[Begin]
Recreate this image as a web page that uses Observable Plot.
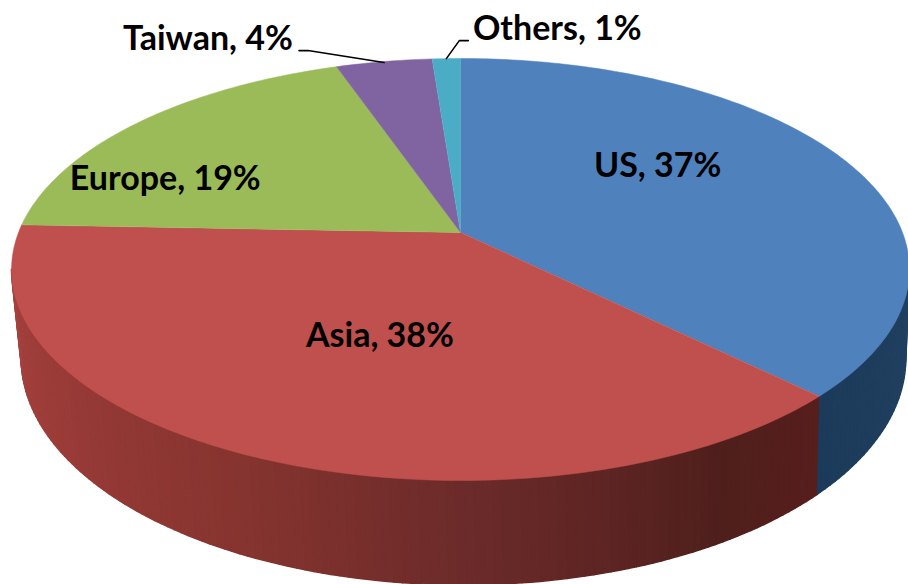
<!DOCTYPE html>
<html>
<head>
<meta charset="utf-8">
<script src="https://cdn.jsdelivr.net/npm/d3@7"></script>
<script src="https://cdn.jsdelivr.net/npm/@observablehq/plot@0.6"></script>
<style>html,body{margin:0;padding:0;background:#fff}svg{display:block}</style>
</head>
<body>
<div id="chart"></div>
<script>
// Data
const categories = ["US", "Asia", "Europe", "Taiwan", "Others"];
const shares = [37.4, 38.2, 19.1, 4.1, 1.2];

// Styles
const topColors = ["#4f81bd", "#c0504d", "#9bbb59", "#8064a2", "#4bacc6"];
const sideStops = {
  US: {a: [95, 135], c: ["#234263", "#1c3a5a"]},
  Asia: {a: [135, 150, 165, 180, 205, 235, 265], c: ["#571e1c", "#4f1f1c", "#5e2523", "#6c2b2a", "#86342f", "#9a3b38", "#a84340"]}
};

// Projection of the tilted disc (perspective), in units of the pie radius
const W = 908, H = 584, R = 442, k = 0.1753, tilt = 0.4627, depth = 86 / R, shrink = 0.985, baseShift = 3 / R;
const rad = d => d * Math.PI / 180;
function rim(deg, r = 1) {
  const u = r * Math.sin(rad(deg)), v = -r * Math.cos(rad(deg)), d = 1 - k * v;
  return [u / d, tilt * v / d];
}
function base(deg) {
  const v = -Math.cos(rad(deg)), d = 1 - k * v, [x, y] = rim(deg);
  return [x * shrink + baseShift, y + depth / d];
}

// Slices from values
let cum = 0;
const total = d3.sum(shares);
const slices = categories.map((name, i) => {
  const a0 = cum / total * 360; cum += shares[i];
  const a1 = cum / total * 360;
  return {name, a0, a1, mid: (a0 + a1) / 2, color: topColors[i], label: `${name}, ${Math.round(shares[i])}%`};
});

const topPts = slices.flatMap((s, i) => {
  const n = Math.max(4, Math.ceil(s.a1 - s.a0));
  const pts = [{z: i, color: s.color, p: [0, 0]}];
  for (let j = 0; j <= n; j++) pts.push({z: i, color: s.color, p: rim(s.a0 + (s.a1 - s.a0) * j / n)});
  return pts;
});

const sidePts = [];
const step = 1;
slices.slice(0, 2).forEach(s => {
  const st = sideStops[s.name];
  const col = d3.scaleLinear().domain(st.a).range(st.c).clamp(true);
  const from = Math.max(s.a0, 100), to = Math.min(s.a1, 260);
  for (let a = from; a < to; a += step) {
    const b = Math.min(a + step, to), color = col((a + b) / 2), z = s.name + a;
    [rim(a), rim(b), base(b), base(a)].forEach(p => sidePts.push({z, color, p}));
  }
});

// Label placement: anchored on each slice's mid-angle, with pixel offsets
const labelPlace = [
  {r: 0.6, dx: -38, dy: -21},
  {r: 0.6, dx: 36, dy: -21},
  {r: 0.8, dx: -33, dy: 37},
  {r: 1, dx: -176, dy: -22},
  {r: 1, dx: 111, dy: -29}
];
const labels = slices.map((s, i) => {
  const {r, dx, dy} = labelPlace[i], [x, y] = rim(s.mid, r);
  return {...s, p: [x + dx / R, y + dy / R]};
});

const leaderOffsets = {
  Taiwan: [[0, 1], [-76, -11], [-85, -11]],
  Others: [[0, 0], [13, -18], [22, -18]]
};
const leaders = slices.filter(s => leaderOffsets[s.name]).flatMap(s => {
  const [x, y] = rim(s.mid);
  return leaderOffsets[s.name].map(([dx, dy]) => ({z: s.name, p: [x + dx / R, y + dy / R]}));
});

const chart = Plot.plot({
  width: W, height: H,
  margin: 0,
  x: {domain: [-460 / R, (W - 460) / R], range: [0, W], axis: null},
  y: {domain: [-232 / R, (H - 232) / R], range: [0, H], axis: null},
  color: {type: "identity"},
  style: {background: "#fff"},
  marks: [
    Plot.line(sidePts, {x: d => d.p[0], y: d => d.p[1], z: "z", fill: "color", stroke: "color", strokeWidth: 1.6}),
    Plot.line(topPts, {x: d => d.p[0], y: d => d.p[1], z: "z", fill: "color", stroke: "color", strokeWidth: 0.5}),
    Plot.line(leaders, {x: d => d.p[0], y: d => d.p[1], z: "z", stroke: "#000", strokeWidth: 1.6, fill: "none"}),
    Plot.text(labels, {
      x: d => d.p[0], y: d => d.p[1],
      text: "label", fill: "#000", fontSize: 34, fontWeight: 700, fontFamily: "Lato", textAnchor: "middle"
    })
  ]
});
document.getElementById("chart").append(chart);
</script>
</body>
</html>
[End]
What you have to do — Repeat only the lines from the beginning of the material through the line containing "const shares = [37.4, 38.2, 19.1, 4.1, 1.2];", both ends kept, leaving pictures out.

Exercise result —
Recreate this image as a web page that uses Observable Plot.
<!DOCTYPE html>
<html>
<head>
<meta charset="utf-8">
<script src="https://cdn.jsdelivr.net/npm/d3@7"></script>
<script src="https://cdn.jsdelivr.net/npm/@observablehq/plot@0.6"></script>
<style>html,body{margin:0;padding:0;background:#fff}svg{display:block}</style>
</head>
<body>
<div id="chart"></div>
<script>
// Data
const categories = ["US", "Asia", "Europe", "Taiwan", "Others"];
const shares = [37.4, 38.2, 19.1, 4.1, 1.2];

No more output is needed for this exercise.